Un différentiel similaire est mesuré pour les neuf programmes en travaux, lancés en commercialisation ou en projet de l’autre organisme foncier solidaire agréé, Ofsa (A pour Alsace) associant la SEM Sers et les gros bailleurs alsaciens. Ils totalisent 185 logements neufs (et 12 en réhabilitation). Pour la demande de garantie de prêt Gaïa qui concernera la majorité de ces dossiers, l’Ofsa doit pouvoir compter sans difficulté sur l’accord de l’Eurométropole, qui se trouve être l’un de ses membres.

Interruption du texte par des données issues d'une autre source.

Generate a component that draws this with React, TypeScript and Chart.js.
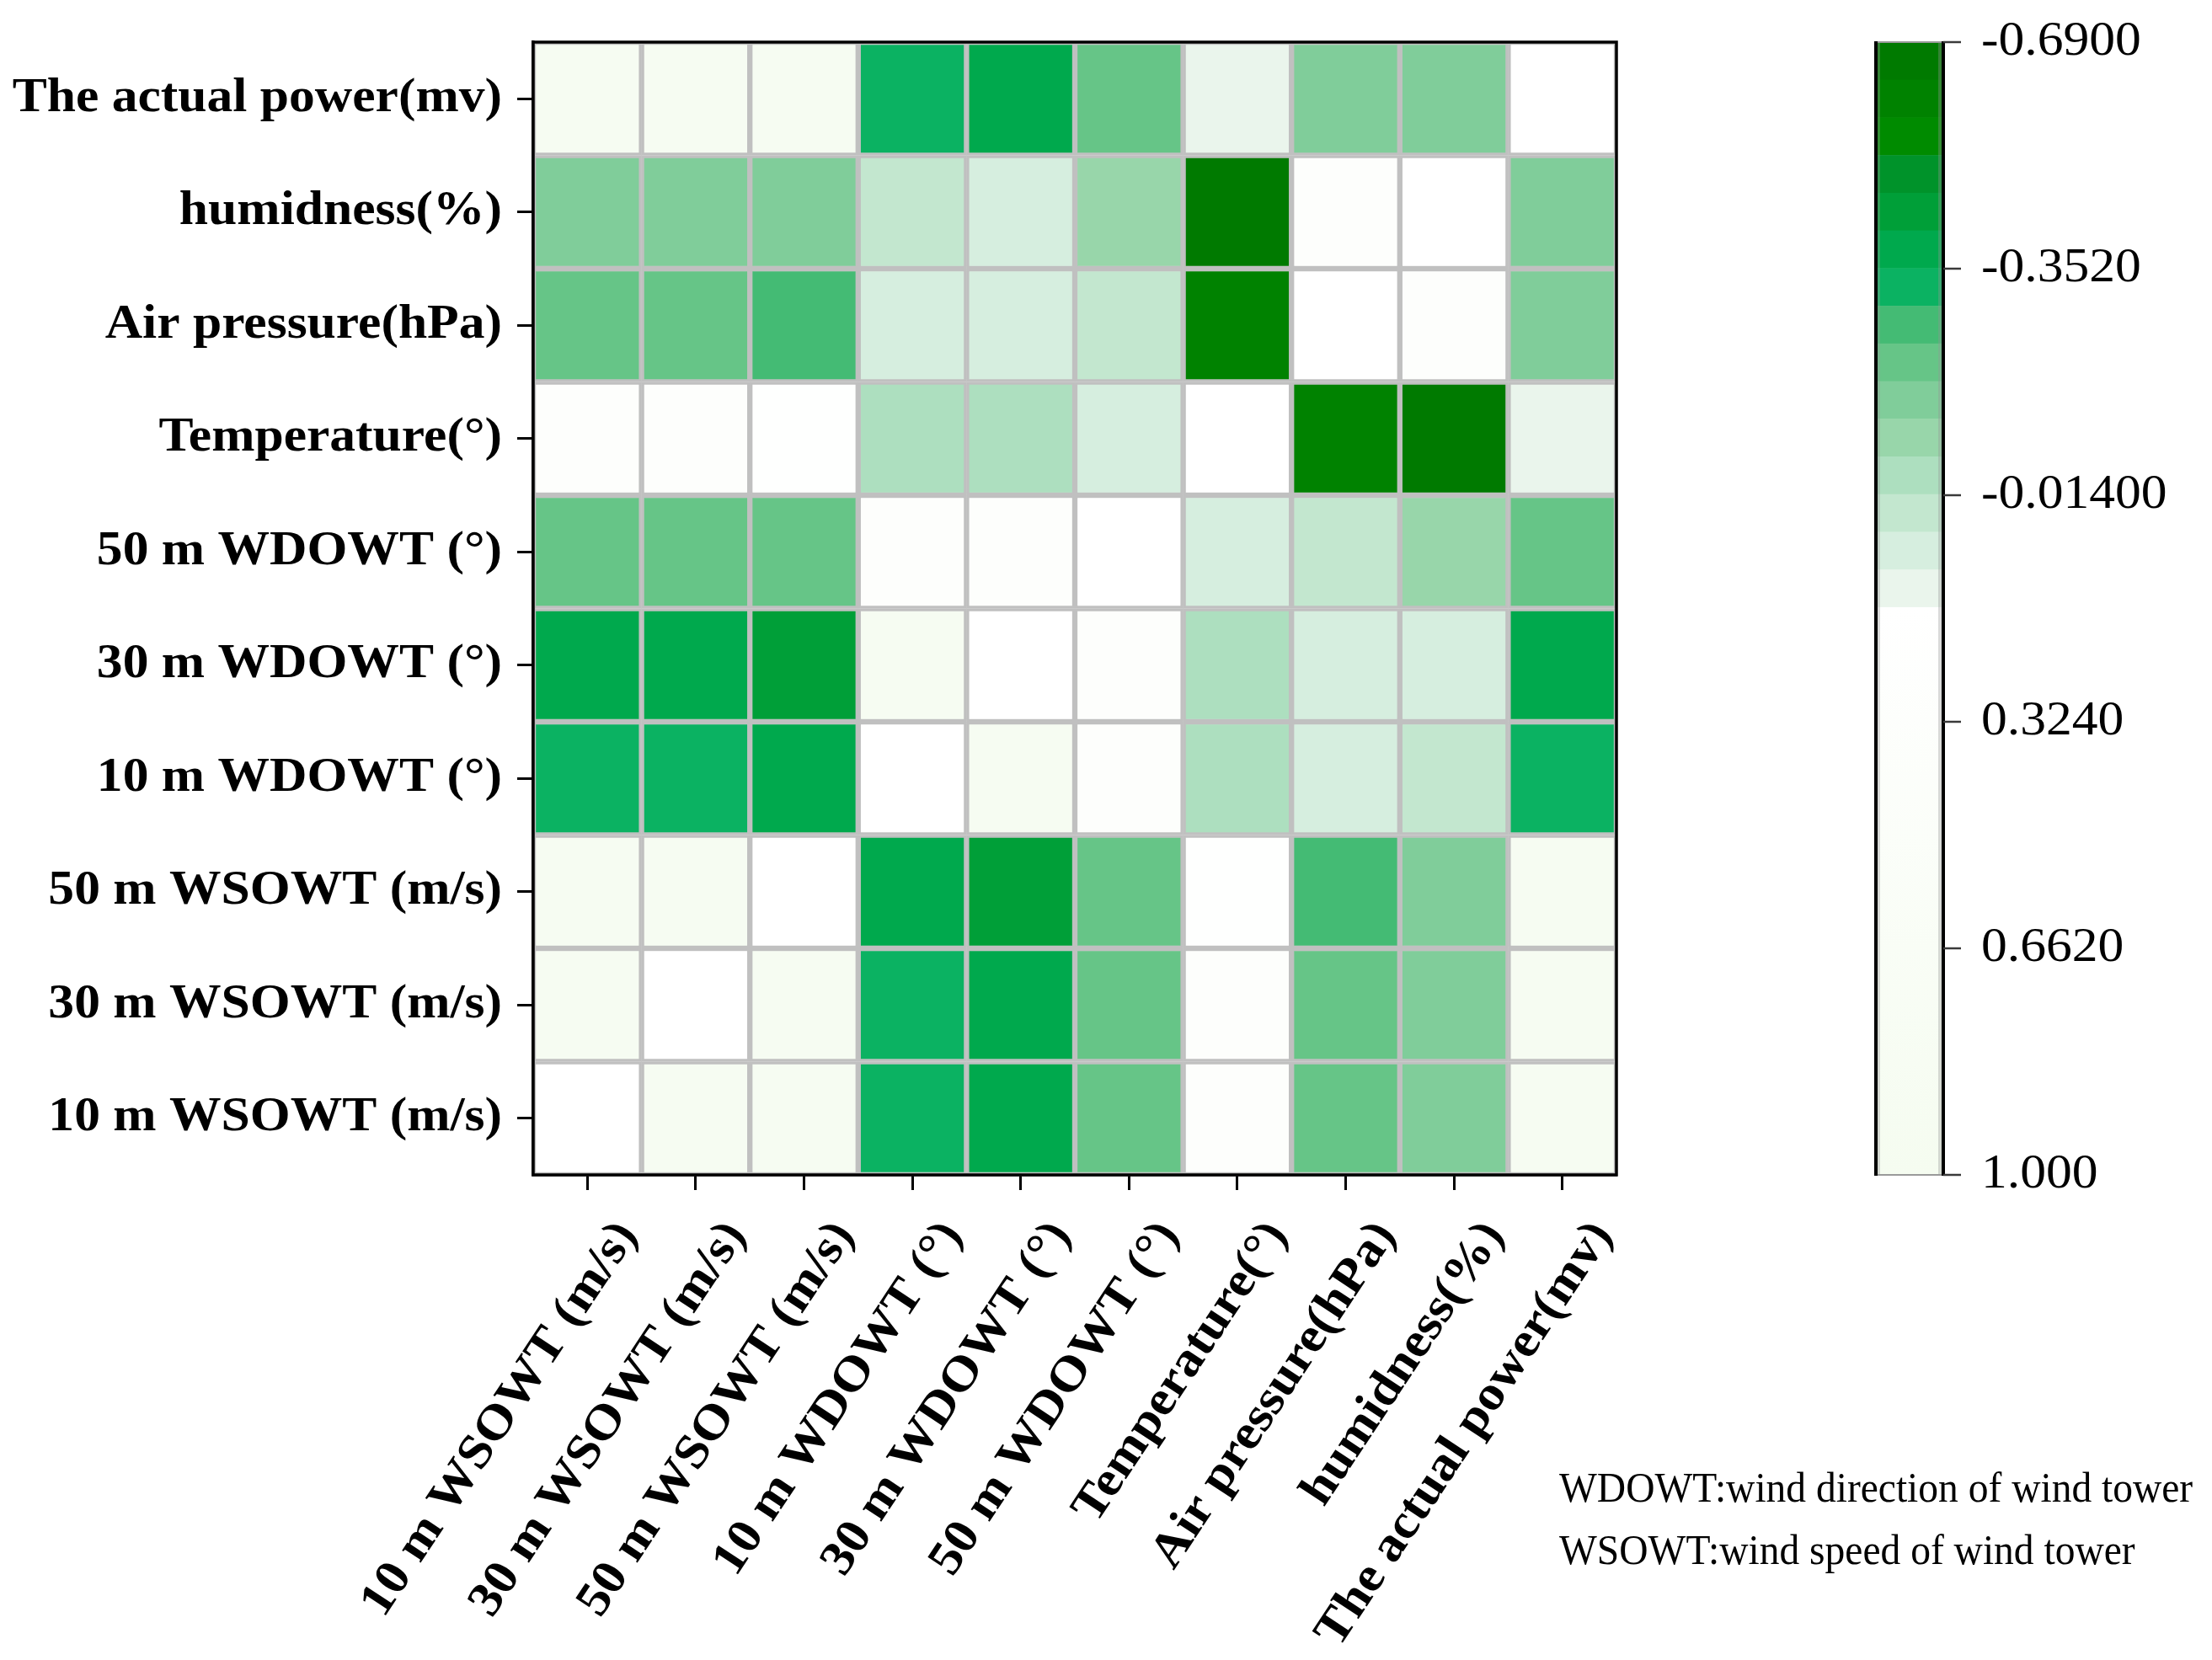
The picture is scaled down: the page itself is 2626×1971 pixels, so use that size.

Pente toujours glissante pour le collectif neuf

« A chaque rendez-vous, je vous présente des chiffres divisés par eux. A ce rythme, il ne restera plus rien ». Il reste pourtant à Olivier Kinder, président de la FPI Grand Est, une pointe d’humour pour commenter la conjoncture régionale de la profession, comme il l’a fait ce lundi 25 mars. Les réservations nettes dans les trois agglomérations de la région (Strasbourg, « Sillon lorrain » Nancy-Metz-Thion ville et Reims) ont effectué une chute de moitié au second semestre 2023, à 655 contre 1 316 un an auparavant. L’Eurométropole de Strasbourg affiche un -56 % pour 2023, soit un nombre ramené à 844 sur les douze mois de l’année écoulée. Les 112 recensées sur janvier-février 2024, « nous font démarrer l’exercice sur un rythme encore plus dégradé, de 55 par mois », relève Olivier Kinder. Les mises en vente de ce début 2024 sont au nombre de…6 logements : « le carnet de commandes ne se renouvelant plus, la profession ne met pas en commercialisation les nouveaux permis », observe le président des promoteurs de la région.

La crise de la demande passe devant celle de l’offre, qui reste aiguë selon le représentant de la FPI. « Les autorisations d’urbanisme restent toujours aussi difficiles à obtenir », assure-t-il. Sur ce plan, il reste une part de discussion possible à la lecture des chiffres transmis par l’Eurométropole. Ceux-ci font état d’un relèvement à 2 320 des permis hors logements sociaux, en 2023 contre 2 000 en 2022. Le score de l’an dernier est également supérieur à ceux de 2021 et 2020, mais en-deçà des 2 900 de 2018, sans parler du pic en mode presque himalayen à près de 5 000 en 2019.